Когда же это внутреннее и внешнее единство было разложено Возрождением, из светских комментариев и аксессуаров «святых истин» начинают развиваться самостоятельные области искусства, в которых, однако, на первом плане все еще стоит иллюстративный момент. Запасы форм и типов, с одной стороны, темы изображения — с другой, расширяются за счет реалистических фигур и сцен, способных или повысить впечатление реальности изображения, или возбудить предметный интерес. Часто, как у Артсена, эти реалистические моменты служили, однако, тому, чтобы демонстрировать северной публике в светской одежде новую монументальность и статуарную свободу созданий Микеланджело, искусные группировки Рафаэля или живописный стиль венецианцев.
Жанрово-реалистическое начало остается как бы только на поверхности вещей, является художественным приемом наряду со многими другими, которыми пользовался маньеризм, и не имеет еще более глубокого самостоятельного значения для духовного осмысливания жизненных соответствий.
Это значение впервые было вскрыто для него только Брейгелем. Он пишет народную жизнь так, как ее использовал Шекспир; подобно тому как она у великого поэта эпохи маньеризма является подвижным, распадающимся на множество жизненных выявлений фоном его могучих характерных образов, так и у Брейгеля она образует обратный полюс синтетических идеальных фигур, в которых его предшественники и современники искали художественной значительности. Это соответствовало роли, которую вообще играл реализм в качестве «контрапоста» идеальным созданиям в эпоху маньеризма; но Брейгель был первым, для которого реалистические народные сцены были не только внешним аппаратом инсценировки, но для которого сама жизнь была уже масштабом «человеческого» и источником изучения и познания царящих над людьми инстинктов, слабостей, страстей, нравов, обычаев, мыслей и ощущений. Речь шла при этом не об отдельных индивидуальностях, которые пережили, испытали или совершили что-либо особое, а о массе, о совокупности индивидуальностей, которая в качестве целого заняла место церковных и светских идеальных образов, или же об образах, на которые можно смотреть, как на представителей этой совокупности. Даже слепые и эпилептические женщины представлены Брейгелем не единично, а как целая группа. Изображение человеческой массы принадлежало к характерным чертам христианского искусства, но в то время, как до сих пор масса была или только эхом событий «высшего уровня», причина которых выходила за пределы их нормальной жизни, или средством повысить внешнюю достоверность и впечатление реальности изображения, Брейгель ввел в искусство то, что обозначается некоторыми новейшими писателями как «душа народа»: психическую собственную жизнь широкой народной прослойки во всем ее своеобразии и автономности, в ее антропологической обусловленности и историко-культурной фактичности; тем самым Брейгель утвердил совсем новое понятие внутренней правды изображения человека.

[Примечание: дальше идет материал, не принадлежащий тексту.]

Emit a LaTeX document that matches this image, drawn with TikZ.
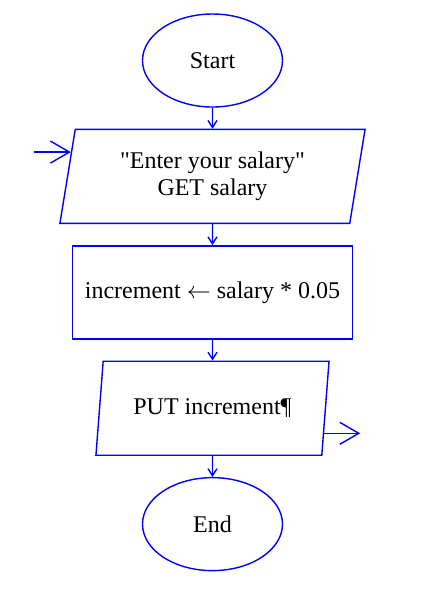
\documentclass[tikz,border=0pt]{standalone}
\usepackage{fontspec}
\setmainfont{Liberation Serif}[Ligatures=TeXOff]
\usetikzlibrary{arrows.meta,positioning,shapes.geometric,calc}

\begin{document}
\begin{tikzpicture}[>={Straight Barb[length=3.5pt,width=4.5pt]}, node distance=10.5pt,
	every node/.style={font=\fontsize{12}{13.8}\selectfont},
	flow/.style={draw=blue, line width=0.7pt},
	term/.style={flow, ellipse, minimum width=70pt, minimum height=46.5pt, inner sep=0pt},
	io/.style={flow, trapezium, trapezium left angle=80, trapezium right angle=100, trapezium stretches=true, minimum height=47pt, align=center},
	proc/.style={flow, rectangle, minimum width=140pt, minimum height=46.5pt},
	link/.style={draw=blue, line width=0.7pt},
	side/.style={draw=blue, line width=0.7pt, -{Straight Barb[length=9.5pt,width=11pt]}}]
		\useasboundingbox (0,0) rectangle (210pt,-303.5pt);
		\node[term] (start) at (106.25pt,-30.25pt) {Start};
		\node[io, minimum width=152.8pt] (get) [below=of start] {"Enter your salary"\\GET salary};
		\node[proc] (calc) [below=of get] {increment $\leftarrow$ salary * 0.05};
		\node[io, minimum width=117pt] (put) [below=of calc] {PUT increment¶};
		\node[term] (end) [below=of put] {End};

		\path[link,->]
		(start) edge (get)
		(get) edge (calc)
		(calc) edge (put)
		(put) edge (end)
		;

		\coordinate (getin) at ($(get.bottom left corner)!0.755!(get.top left corner)$);
		\coordinate[left=18.5pt of getin] (entry);
		\draw[side] (entry) -- (getin);
		\coordinate (putout) at ($(put.bottom right corner)!0.237!(put.top right corner)$);
		\coordinate[right=18pt of putout] (exit);
		\draw[side] (putout) -- (exit);
	\end{tikzpicture}
\end{document}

Полное непонимание эволюционного значения его картин и гравюр проявляют те, кто называет их «простонародными» и думает, что они созданы для развлечения кругов, откуда Брейгель черпал темы своих изображений [125]. Подобное заключение так же ложно, как если бы мы думали, что Милле писал свои картины с изображением крестьян для деревенских жителей, или что Достоевский писал свои романы для бедных людей и преступников.